George F. Will considers this a massive affront to democracy:
Each proposal automatically becomes law unless Congress passes — with a three-fifths supermajority required in the Senate — a measure cutting medical spending as much as the IPAB proposal would.
Supermajority? Did somebody say supermajority? That's funny. Will, of course, is a fervent champion of the filibuster. He considers the filibuster near-divine, and wraps it in the language of the Founding Fathers, even though the Constitution only authorized supermajorities for ratifying treaties, endorsing constitutional amendments, overriding vetoes, expelling members and impeachment convictions.
I am not such a champion. I say that if you worry about the possibility that a senate minority will block a needed action, we should reform Senate procedures to limit or abolish filibusters. Will disagrees. Could a minority block needed reforms? No, says Will circa last year:
[H]as a filibuster ever prevented eventual enactment of anything significant that an American majority has desired, strongly and protractedly?
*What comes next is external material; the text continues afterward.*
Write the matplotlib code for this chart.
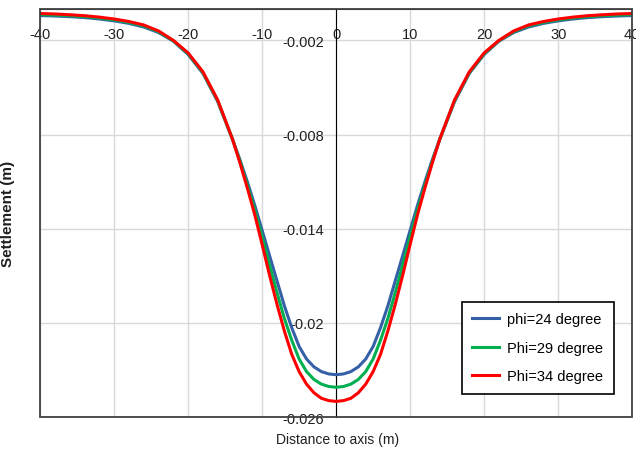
import numpy as np
import matplotlib
matplotlib.use('Agg')
import matplotlib.pyplot as plt
from matplotlib.patches import Rectangle

plt.rcParams['font.family'] = ['Liberation Sans', 'DejaVu Sans']
plt.rcParams['axes.unicode_minus'] = False

# distance to tunnel axis (m)
distance = [-40, -38, -36, -34, -32, -30, -28, -26, -24, -22, -20, -18, -16,
            -14, -13, -12, -11, -10, -9, -8, -7, -6, -5, -4, -3, -2, -1, 0,
            1, 2, 3, 4, 5, 6, 7, 8, 9, 10, 11, 12, 13, 14,
            16, 18, 20, 22, 24, 26, 28, 30, 32, 34, 36, 38, 40]

# settlement (m)
phi24 = [-0.00042, -0.00045, -0.00049, -0.00055, -0.00064, -0.00076, -0.00092, -0.00115,
         -0.00150, -0.00205, -0.00290, -0.00410, -0.00590,
         -0.00830, -0.00960, -0.01100, -0.01250, -0.01410, -0.01570, -0.01730, -0.01890,
         -0.02030, -0.02150, -0.02230, -0.02280, -0.02310, -0.02325, -0.02330,
         -0.02325, -0.02310, -0.02280, -0.02230, -0.02150, -0.02030, -0.01890, -0.01730,
         -0.01570, -0.01410, -0.01250, -0.01100, -0.00960, -0.00830,
         -0.00590, -0.00410, -0.00290, -0.00205, -0.00150, -0.00115, -0.00092, -0.00076,
         -0.00064, -0.00055, -0.00049, -0.00045, -0.00042]
phi29 = [-0.00036, -0.00039, -0.00043, -0.00049, -0.00058, -0.00070, -0.00086, -0.00108,
         -0.00145, -0.00202, -0.00285, -0.00405, -0.00585,
         -0.00830, -0.00970, -0.01120, -0.01280, -0.01450, -0.01630, -0.01805, -0.01970,
         -0.02110, -0.02230, -0.02310, -0.02360, -0.02390, -0.02405, -0.02410,
         -0.02405, -0.02390, -0.02360, -0.02310, -0.02230, -0.02110, -0.01970, -0.01805,
         -0.01630, -0.01450, -0.01280, -0.01120, -0.00970, -0.00830,
         -0.00585, -0.00405, -0.00285, -0.00202, -0.00145, -0.00108, -0.00086, -0.00070,
         -0.00058, -0.00049, -0.00043, -0.00039, -0.00036]
phi34 = [-0.00029, -0.00032, -0.00037, -0.00043, -0.00052, -0.00064, -0.00080, -0.00102,
         -0.00140, -0.00200, -0.00280, -0.00400, -0.00580,
         -0.00830, -0.00980, -0.01140, -0.01310, -0.01500, -0.01695, -0.01880, -0.02050,
         -0.02200, -0.02310, -0.02390, -0.02445, -0.02480, -0.02495, -0.02500,
         -0.02495, -0.02480, -0.02445, -0.02390, -0.02310, -0.02200, -0.02050, -0.01880,
         -0.01695, -0.01500, -0.01310, -0.01140, -0.00980, -0.00830,
         -0.00580, -0.00400, -0.00280, -0.00200, -0.00140, -0.00102, -0.00080, -0.00064,
         -0.00052, -0.00043, -0.00037, -0.00032, -0.00029]

series = [("phi=24 degree", phi24, '#3560a8'),
          ("Phi=29 degree", phi29, '#00b050'),
          ("Phi=34 degree", phi34, '#ff0000')]

x_ticks = [-40, -30, -20, -10, 0, 10, 20, 30, 40]
y_ticks = [-0.026, -0.02, -0.014, -0.008, -0.002]
y_labels = ['-0.026', '-0.02', '-0.014', '-0.008', '-0.002']

fig = plt.figure(figsize=(6.36, 4.52), dpi=100)
ax = fig.add_axes([0.063, 0.075, 0.931, 0.903])

for label, vals, col in series:
    ax.plot(distance, vals, color=col, lw=2.2, label=label, zorder=3,
            solid_joinstyle='round')

ax.set_xlim(-40, 40)
ax.set_ylim(-0.026, 0)
ax.set_xticks(x_ticks)
ax.set_yticks(y_ticks)
ax.set_yticklabels(y_labels)
ax.grid(True, color='#d9d9d9', lw=1)
ax.set_axisbelow(True)

# Excel-style axes crossing at the origin
ax.spines['left'].set_position(('data', 0))
ax.spines['bottom'].set_position(('data', 0))
ax.spines['left'].set_color('black')
ax.spines['bottom'].set_color('#404040')
ax.spines['top'].set_visible(False)
ax.spines['right'].set_visible(False)
ax.add_patch(Rectangle((0, 0), 1, 1, transform=ax.transAxes, fill=False,
                       ec='#404040', lw=1.3, clip_on=False, zorder=4))

ax.tick_params(axis='x', length=0, pad=13, labelsize=10.5, colors='#202020')
ax.tick_params(axis='y', length=0, pad=9, labelsize=10.5, colors='#202020')

ax.set_ylabel("Settlement (m)", fontsize=11, fontweight='bold', color='#202020')
ax.yaxis.set_label_coords(-0.042, 0.5)
ax.text(0.502, -0.054, "Distance to axis (m)", transform=ax.transAxes,
        ha='center', va='center', fontsize=10, color='#202020')

leg = ax.legend(loc='upper left', bbox_to_anchor=(0.713, 0.282), fontsize=10.5,
                frameon=True, fancybox=False, edgecolor='black', framealpha=1,
                handlelength=1.8, handletextpad=0.6, labelspacing=1.0,
                borderpad=0.7, borderaxespad=0)
leg.get_frame().set_linewidth(1.2)
leg.set_zorder(5)

fig.savefig("out.png", dpi=100, facecolor='white')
So what are you griping about? If IPAB makes any decisions that the great and good American people oppose strongly and protractedly, they will simply muster a House majority, 60 Senators, and a presidential signature to impose their will. Sure, that could take a decade a decade or three. But if we had to wait that long for civil rights legislation or universal health insurance or other measures long blocked by filibuster, I don't see why ineffective government-financed medical care should be on a faster track.